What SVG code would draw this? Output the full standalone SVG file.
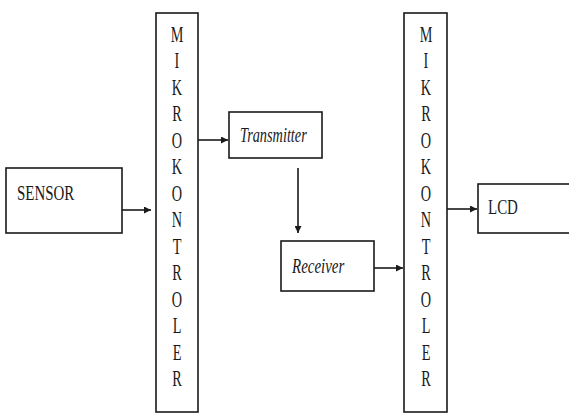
<svg xmlns="http://www.w3.org/2000/svg" width="569" height="418" viewBox="0 0 569 418">
  <style>
    .box { fill: #ffffff; stroke: #1a1a1a; stroke-width: 1.6; }
    .lbl { font-family: "Liberation Serif", "Times New Roman", serif; font-size: 22px; fill: #1a1a1a; }
    .it { font-style: italic; }
    .col { font-family: "Liberation Serif", "Times New Roman", serif; font-size: 23px; fill: #1a1a1a; text-anchor: middle; }
    .conn { stroke: #1a1a1a; stroke-width: 1.6; fill: none; marker-end: url(#arrow); }
  </style>
  <defs>
    <marker id="arrow" viewBox="0 0 10 10" refX="10" refY="5" markerWidth="7" markerHeight="7" markerUnits="userSpaceOnUse" orient="auto">
      <path d="M0,0 L10,5 L0,10 z" fill="#1a1a1a"/>
    </marker>
  </defs>
  <rect width="569" height="418" fill="#ffffff"/>

  <g id="sensor">
    <rect class="box" x="6" y="168" width="116" height="65"/>
    <text class="lbl" transform="translate(17,200) scale(0.68,1)">SENSOR</text>
  </g>

  <g id="mikro1">
    <rect class="box" x="156" y="13" width="42" height="399"/>
    <text class="col" transform="translate(177,42) scale(0.62,1)"><tspan x="0" dy="0">M</tspan><tspan x="0" dy="26.5">I</tspan><tspan x="0" dy="26.5">K</tspan><tspan x="0" dy="26.5">R</tspan><tspan x="0" dy="26.5">O</tspan><tspan x="0" dy="26.5">K</tspan><tspan x="0" dy="26.5">O</tspan><tspan x="0" dy="26.5">N</tspan><tspan x="0" dy="26.5">T</tspan><tspan x="0" dy="26.5">R</tspan><tspan x="0" dy="26.5">O</tspan><tspan x="0" dy="26.5">L</tspan><tspan x="0" dy="26.5">E</tspan><tspan x="0" dy="26.5">R</tspan></text>
  </g>

  <g id="transmitter">
    <rect class="box" x="229" y="112" width="93" height="46"/>
    <text class="lbl it" transform="translate(240,142) scale(0.65,1)">Transmitter</text>
  </g>

  <g id="receiver">
    <rect class="box" x="281" y="241" width="93" height="50"/>
    <text class="lbl it" transform="translate(292,273) scale(0.68,1)">Receiver</text>
  </g>

  <g id="mikro2">
    <rect class="box" x="404" y="13" width="43" height="399"/>
    <text class="col" transform="translate(426,42) scale(0.62,1)"><tspan x="0" dy="0">M</tspan><tspan x="0" dy="26.5">I</tspan><tspan x="0" dy="26.5">K</tspan><tspan x="0" dy="26.5">R</tspan><tspan x="0" dy="26.5">O</tspan><tspan x="0" dy="26.5">K</tspan><tspan x="0" dy="26.5">O</tspan><tspan x="0" dy="26.5">N</tspan><tspan x="0" dy="26.5">T</tspan><tspan x="0" dy="26.5">R</tspan><tspan x="0" dy="26.5">O</tspan><tspan x="0" dy="26.5">L</tspan><tspan x="0" dy="26.5">E</tspan><tspan x="0" dy="26.5">R</tspan></text>
  </g>

  <g id="lcd">
    <rect class="box" x="478" y="184" width="100" height="49"/>
    <text class="lbl" transform="translate(488,214) scale(0.68,1)">LCD</text>
  </g>

  <g id="connectors">
    <line class="conn" x1="122" y1="210" x2="151" y2="210"/>
    <line class="conn" x1="198" y1="140" x2="228" y2="140"/>
    <line class="conn" x1="298" y1="168" x2="298" y2="233"/>
    <line class="conn" x1="374" y1="268" x2="403" y2="268"/>
    <line class="conn" x1="447" y1="209" x2="477" y2="209"/>
  </g>
</svg>
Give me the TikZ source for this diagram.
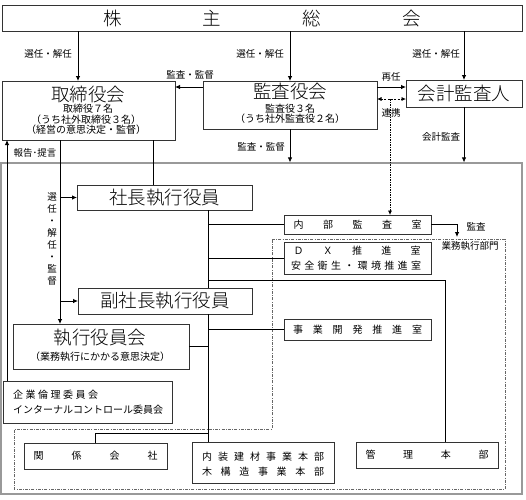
--
WHAT THE TASK ASKS: Give back the entries verbatim. Do not include any picture.

TASK OUTPUT:
What SVG code would draw this? Output the full standalone SVG file.
<svg xmlns="http://www.w3.org/2000/svg" width="569" height="418" viewBox="0 0 569 418">
  <style>
    .box { fill: #ffffff; stroke: #1a1a1a; stroke-width: 1.6; }
    .lbl { font-family: "Liberation Serif", "Times New Roman", serif; font-size: 22px; fill: #1a1a1a; }
    .it { font-style: italic; }
    .col { font-family: "Liberation Serif", "Times New Roman", serif; font-size: 23px; fill: #1a1a1a; text-anchor: middle; }
    .conn { stroke: #1a1a1a; stroke-width: 1.6; fill: none; marker-end: url(#arrow); }
  </style>
  <defs>
    <marker id="arrow" viewBox="0 0 10 10" refX="10" refY="5" markerWidth="7" markerHeight="7" markerUnits="userSpaceOnUse" orient="auto">
      <path d="M0,0 L10,5 L0,10 z" fill="#1a1a1a"/>
    </marker>
  </defs>
  <rect width="569" height="418" fill="#ffffff"/>

  <g id="sensor">
    <rect class="box" x="6" y="168" width="116" height="65"/>
    <text class="lbl" transform="translate(17,200) scale(0.68,1)">SENSOR</text>
  </g>

  <g id="mikro1">
    <rect class="box" x="156" y="13" width="42" height="399"/>
    <text class="col" transform="translate(177,42) scale(0.62,1)"><tspan x="0" dy="0">M</tspan><tspan x="0" dy="26.5">I</tspan><tspan x="0" dy="26.5">K</tspan><tspan x="0" dy="26.5">R</tspan><tspan x="0" dy="26.5">O</tspan><tspan x="0" dy="26.5">K</tspan><tspan x="0" dy="26.5">O</tspan><tspan x="0" dy="26.5">N</tspan><tspan x="0" dy="26.5">T</tspan><tspan x="0" dy="26.5">R</tspan><tspan x="0" dy="26.5">O</tspan><tspan x="0" dy="26.5">L</tspan><tspan x="0" dy="26.5">E</tspan><tspan x="0" dy="26.5">R</tspan></text>
  </g>

  <g id="transmitter">
    <rect class="box" x="229" y="112" width="93" height="46"/>
    <text class="lbl it" transform="translate(240,142) scale(0.65,1)">Transmitter</text>
  </g>

  <g id="receiver">
    <rect class="box" x="281" y="241" width="93" height="50"/>
    <text class="lbl it" transform="translate(292,273) scale(0.68,1)">Receiver</text>
  </g>

  <g id="mikro2">
    <rect class="box" x="404" y="13" width="43" height="399"/>
    <text class="col" transform="translate(426,42) scale(0.62,1)"><tspan x="0" dy="0">M</tspan><tspan x="0" dy="26.5">I</tspan><tspan x="0" dy="26.5">K</tspan><tspan x="0" dy="26.5">R</tspan><tspan x="0" dy="26.5">O</tspan><tspan x="0" dy="26.5">K</tspan><tspan x="0" dy="26.5">O</tspan><tspan x="0" dy="26.5">N</tspan><tspan x="0" dy="26.5">T</tspan><tspan x="0" dy="26.5">R</tspan><tspan x="0" dy="26.5">O</tspan><tspan x="0" dy="26.5">L</tspan><tspan x="0" dy="26.5">E</tspan><tspan x="0" dy="26.5">R</tspan></text>
  </g>

  <g id="lcd">
    <rect class="box" x="478" y="184" width="100" height="49"/>
    <text class="lbl" transform="translate(488,214) scale(0.68,1)">LCD</text>
  </g>

  <g id="connectors">
    <line class="conn" x1="122" y1="210" x2="151" y2="210"/>
    <line class="conn" x1="198" y1="140" x2="228" y2="140"/>
    <line class="conn" x1="298" y1="168" x2="298" y2="233"/>
    <line class="conn" x1="374" y1="268" x2="403" y2="268"/>
    <line class="conn" x1="447" y1="209" x2="477" y2="209"/>
  </g>
</svg>
Give me the TikZ source for this diagram.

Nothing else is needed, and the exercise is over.